> [Written exercise]: Exact reproduction of the data is required, with images excluded.

> [Data shown]:

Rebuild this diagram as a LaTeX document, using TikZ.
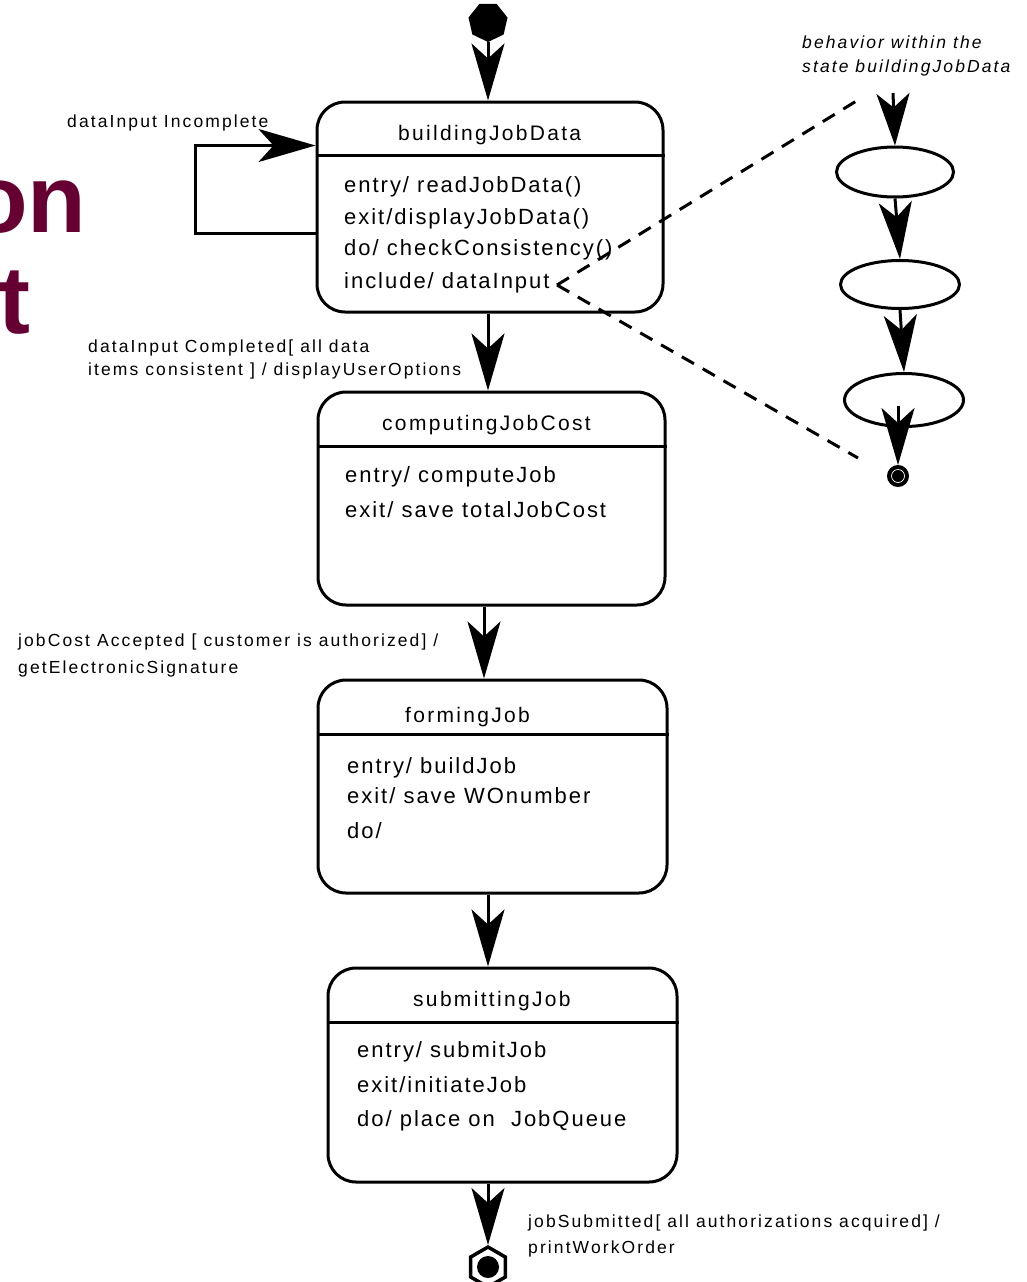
\documentclass[tikz,border=0pt]{standalone}
\usepackage{fontspec}
\setmainfont{Liberation Sans}
\newfontfamily\bodyf{Liberation Sans}[LetterSpace=9]
\newfontfamily\titlef{Liberation Sans}[LetterSpace=11]
\newfontfamily\labf{Liberation Sans}[LetterSpace=12]
\newfontfamily\bigf{Liberation Sans}
\usetikzlibrary{arrows.meta,shapes.geometric,calc}
\definecolor{slidemaroon}{RGB}{102,0,51}
\begin{document}
\begin{tikzpicture}[x=1pt,y=-1pt,
  statebox/.style={draw, line width=3pt, rounded corners=28pt, inner sep=0pt},
  trans/.style={line width=3pt, -{Stealth[length=57pt,width=33pt,inset=15pt]}},
  shorttrans/.style={line width=3pt, -{Stealth[length=52pt,width=33pt,inset=14pt]}},
  divider/.style={line width=3pt},
  incl/.style={line width=3pt, dash pattern=on 14pt off 10pt},
  body/.style={anchor=base west, inner sep=0pt, font=\bodyf\fontsize{22}{26}\selectfont},
  ttl/.style={anchor=base west, inner sep=0pt, font=\titlef\fontsize{21}{25}\selectfont},
  lab/.style={anchor=base west, inner sep=0pt, font=\labf\fontsize{17.5}{21}\selectfont},
  itlab/.style={anchor=base west, inner sep=0pt, font=\labf\itshape\fontsize{17.5}{21}\selectfont},
  big/.style={anchor=base west, inner sep=0pt, text=slidemaroon, font=\bigf\bfseries\fontsize{96}{100}\selectfont},
  subst/.style={ellipse, draw, line width=3pt, inner sep=0pt}]
\useasboundingbox (0,0) rectangle (1026,1282);

% partial slide title in the background
\node[big] (bigon) at (-31,232) {on};
\node[big] (bigrt) at (-39,333) {rt};

% initial state
\node[regular polygon, regular polygon sides=7, shape border rotate=180, fill, minimum size=40pt, inner sep=0pt] (init) at (488,22) {};

% states
\node[statebox, minimum width=346pt, minimum height=210pt] (s1) at (490,207) {};
\node[statebox, minimum width=347pt, minimum height=213pt] (s2) at (491.5,498.5) {};
\node[statebox, minimum width=349pt, minimum height=213pt] (s3) at (492.5,786.5) {};
\node[statebox, minimum width=349pt, minimum height=214pt] (s4) at (502.5,1075) {};

\draw[divider] ([yshift=-55pt]s1.north west) -- ([yshift=-55pt]s1.north east);
\draw[divider] ([yshift=-56pt]s2.north west) -- ([yshift=-56pt]s2.north east);
\draw[divider] ([yshift=-56pt]s3.north west) -- ([yshift=-56pt]s3.north east);
\draw[divider] ([yshift=-56pt]s4.north west) -- ([yshift=-56pt]s4.north east);

% state texts
\node[ttl] (t1) at (398,140) {buildingJobData};
\node[body] (b1a) at (344,192) {entry/ readJobData()};
\node[body] (b1b) at (344,224) {exit/displayJobData()};
\node[body] (b1c) at (344,255) {do/ checkConsistency()};
\node[body] (b1d) at (344,288) {include/ dataInput};

\node[ttl] (t2) at (382,430) {computingJobCost};
\node[body] (b2a) at (345,482) {entry/ computeJob};
\node[body] (b2b) at (345,517) {exit/ save totalJobCost};

\node[ttl] (t3) at (405,722) {formingJob};
\node[body] (b3a) at (347,773) {entry/ buildJob};
\node[body] (b3b) at (347,803) {exit/ save WOnumber};
\node[body] (b3c) at (347,838) {do/};

\node[ttl] (t4) at (413,1006) {submittingJob};
\node[body] (b4a) at (357,1057) {entry/ submitJob};
\node[body] (b4b) at (357,1092) {exit/initiateJob};
\node[body] (b4c) at (357,1126) {do/ place on\ \ JobQueue};

% final state
\node[regular polygon, regular polygon sides=6, shape border rotate=30, draw, line width=3.5pt, minimum size=40pt, inner sep=0pt] (fin) at (488,1267) {};
\node[circle, fill, minimum size=22pt, inner sep=0pt] (finc) at (fin.center) {};

% transitions
\coordinate (ax) at (484,0);
\draw[trans] (init) -- (init |- s1.north);
\draw[trans] (s1.south -| init) -- (s2.north -| init);
\draw[trans] (s2.south -| ax) -- (s3.north -| ax);
\draw[trans] (s3.south -| init) -- (s4.north -| init);
\draw[trans] (s4.south -| init) -- (fin);
\draw[trans] ([yshift=-133pt]s1.north west) -- ++(-120,0) |- ([yshift=-45pt]s1.north west);

% transition labels
\node[lab] (l1) at (67,127) {dataInput Incomplete};
\node[lab] (l2a) at (88,352) {dataInput Completed[ all data};
\node[lab] (l2b) at (88,375) {items consistent ] / displayUserOptions};
\node[lab] (l3a) at (18,646) {jobCost Accepted [ customer is authorized] /};
\node[lab] (l3b) at (18,673) {getElectronicSignature};
\node[lab] (l4a) at (528,1227) {jobSubmitted[ all authorizations acquired] /};
\node[lab] (l4b) at (528,1253) {printWorkOrder};

% behaviour within the state
\node[itlab] (l5a) at (802,48) {behavior within the};
\node[itlab] (l5b) at (802,72) {state buildingJobData};

\coordinate (rinit) at (893,93);
\node[subst, minimum width=117pt, minimum height=50pt] (e1) at (895,172) {};
\node[subst, minimum width=119pt, minimum height=48pt] (e2) at (900,284.5) {};
\node[subst, minimum width=119pt, minimum height=53pt] (e3) at (904,400) {};
\coordinate (e3in) at (898,406);
\node[circle, draw, fill, line width=2pt, minimum size=20pt, inner sep=0pt] (rfin) at (898,476) {};
\draw[white, line width=0.7pt] (rfin.center) circle (6.5);

\draw[shorttrans] (rinit) -- (e1.north);
\draw[trans] (e1.south) -- (e2.north);
\draw[trans] (e2.south) -- (e3.north);
\draw[trans] (e3in) -- (rfin.north);

% include links
\coordinate (inc) at (557,285);
\coordinate (dtop) at (858,100);
\coordinate (dbot) at (858,458);
\draw[incl] (inc) -- (dtop);
\draw[incl] (inc) -- (dbot);
\end{tikzpicture}
\end{document}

> [The answer]:
Rebuild this diagram as a LaTeX document, using TikZ.
\documentclass[tikz,border=0pt]{standalone}
\usepackage{fontspec}
\setmainfont{Liberation Sans}
\newfontfamily\bodyf{Liberation Sans}[LetterSpace=9]
\newfontfamily\titlef{Liberation Sans}[LetterSpace=11]
\newfontfamily\labf{Liberation Sans}[LetterSpace=12]
\newfontfamily\bigf{Liberation Sans}
\usetikzlibrary{arrows.meta,shapes.geometric,calc}
\definecolor{slidemaroon}{RGB}{102,0,51}
\begin{document}
\begin{tikzpicture}[x=1pt,y=-1pt,
  statebox/.style={draw, line width=3pt, rounded corners=28pt, inner sep=0pt},
  trans/.style={line width=3pt, -{Stealth[length=57pt,width=33pt,inset=15pt]}},
  shorttrans/.style={line width=3pt, -{Stealth[length=52pt,width=33pt,inset=14pt]}},
  divider/.style={line width=3pt},
  incl/.style={line width=3pt, dash pattern=on 14pt off 10pt},
  body/.style={anchor=base west, inner sep=0pt, font=\bodyf\fontsize{22}{26}\selectfont},
  ttl/.style={anchor=base west, inner sep=0pt, font=\titlef\fontsize{21}{25}\selectfont},
  lab/.style={anchor=base west, inner sep=0pt, font=\labf\fontsize{17.5}{21}\selectfont},
  itlab/.style={anchor=base west, inner sep=0pt, font=\labf\itshape\fontsize{17.5}{21}\selectfont},
  big/.style={anchor=base west, inner sep=0pt, text=slidemaroon, font=\bigf\bfseries\fontsize{96}{100}\selectfont},
  subst/.style={ellipse, draw, line width=3pt, inner sep=0pt}]
\useasboundingbox (0,0) rectangle (1026,1282);

% partial slide title in the background
\node[big] (bigon) at (-31,232) {on};
\node[big] (bigrt) at (-39,333) {rt};

% initial state
\node[regular polygon, regular polygon sides=7, shape border rotate=180, fill, minimum size=40pt, inner sep=0pt] (init) at (488,22) {};

% states
\node[statebox, minimum width=346pt, minimum height=210pt] (s1) at (490,207) {};
\node[statebox, minimum width=347pt, minimum height=213pt] (s2) at (491.5,498.5) {};
\node[statebox, minimum width=349pt, minimum height=213pt] (s3) at (492.5,786.5) {};
\node[statebox, minimum width=349pt, minimum height=214pt] (s4) at (502.5,1075) {};

\draw[divider] ([yshift=-55pt]s1.north west) -- ([yshift=-55pt]s1.north east);
\draw[divider] ([yshift=-56pt]s2.north west) -- ([yshift=-56pt]s2.north east);
\draw[divider] ([yshift=-56pt]s3.north west) -- ([yshift=-56pt]s3.north east);
\draw[divider] ([yshift=-56pt]s4.north west) -- ([yshift=-56pt]s4.north east);

% state texts
\node[ttl] (t1) at (398,140) {buildingJobData};
\node[body] (b1a) at (344,192) {entry/ readJobData()};
\node[body] (b1b) at (344,224) {exit/displayJobData()};
\node[body] (b1c) at (344,255) {do/ checkConsistency()};
\node[body] (b1d) at (344,288) {include/ dataInput};

\node[ttl] (t2) at (382,430) {computingJobCost};
\node[body] (b2a) at (345,482) {entry/ computeJob};
\node[body] (b2b) at (345,517) {exit/ save totalJobCost};

\node[ttl] (t3) at (405,722) {formingJob};
\node[body] (b3a) at (347,773) {entry/ buildJob};
\node[body] (b3b) at (347,803) {exit/ save WOnumber};
\node[body] (b3c) at (347,838) {do/};

\node[ttl] (t4) at (413,1006) {submittingJob};
\node[body] (b4a) at (357,1057) {entry/ submitJob};
\node[body] (b4b) at (357,1092) {exit/initiateJob};
\node[body] (b4c) at (357,1126) {do/ place on\ \ JobQueue};

% final state
\node[regular polygon, regular polygon sides=6, shape border rotate=30, draw, line width=3.5pt, minimum size=40pt, inner sep=0pt] (fin) at (488,1267) {};
\node[circle, fill, minimum size=22pt, inner sep=0pt] (finc) at (fin.center) {};

% transitions
\coordinate (ax) at (484,0);
\draw[trans] (init) -- (init |- s1.north);
\draw[trans] (s1.south -| init) -- (s2.north -| init);
\draw[trans] (s2.south -| ax) -- (s3.north -| ax);
\draw[trans] (s3.south -| init) -- (s4.north -| init);
\draw[trans] (s4.south -| init) -- (fin);
\draw[trans] ([yshift=-133pt]s1.north west) -- ++(-120,0) |- ([yshift=-45pt]s1.north west);

% transition labels
\node[lab] (l1) at (67,127) {dataInput Incomplete};
\node[lab] (l2a) at (88,352) {dataInput Completed[ all data};
\node[lab] (l2b) at (88,375) {items consistent ] / displayUserOptions};
\node[lab] (l3a) at (18,646) {jobCost Accepted [ customer is authorized] /};
\node[lab] (l3b) at (18,673) {getElectronicSignature};
\node[lab] (l4a) at (528,1227) {jobSubmitted[ all authorizations acquired] /};
\node[lab] (l4b) at (528,1253) {printWorkOrder};

% behaviour within the state
\node[itlab] (l5a) at (802,48) {behavior within the};
\node[itlab] (l5b) at (802,72) {state buildingJobData};

\coordinate (rinit) at (893,93);
\node[subst, minimum width=117pt, minimum height=50pt] (e1) at (895,172) {};
\node[subst, minimum width=119pt, minimum height=48pt] (e2) at (900,284.5) {};
\node[subst, minimum width=119pt, minimum height=53pt] (e3) at (904,400) {};
\coordinate (e3in) at (898,406);
\node[circle, draw, fill, line width=2pt, minimum size=20pt, inner sep=0pt] (rfin) at (898,476) {};
\draw[white, line width=0.7pt] (rfin.center) circle (6.5);

\draw[shorttrans] (rinit) -- (e1.north);
\draw[trans] (e1.south) -- (e2.north);
\draw[trans] (e2.south) -- (e3.north);
\draw[trans] (e3in) -- (rfin.north);

% include links
\coordinate (inc) at (557,285);
\coordinate (dtop) at (858,100);
\coordinate (dbot) at (858,458);
\draw[incl] (inc) -- (dtop);
\draw[incl] (inc) -- (dbot);
\end{tikzpicture}
\end{document}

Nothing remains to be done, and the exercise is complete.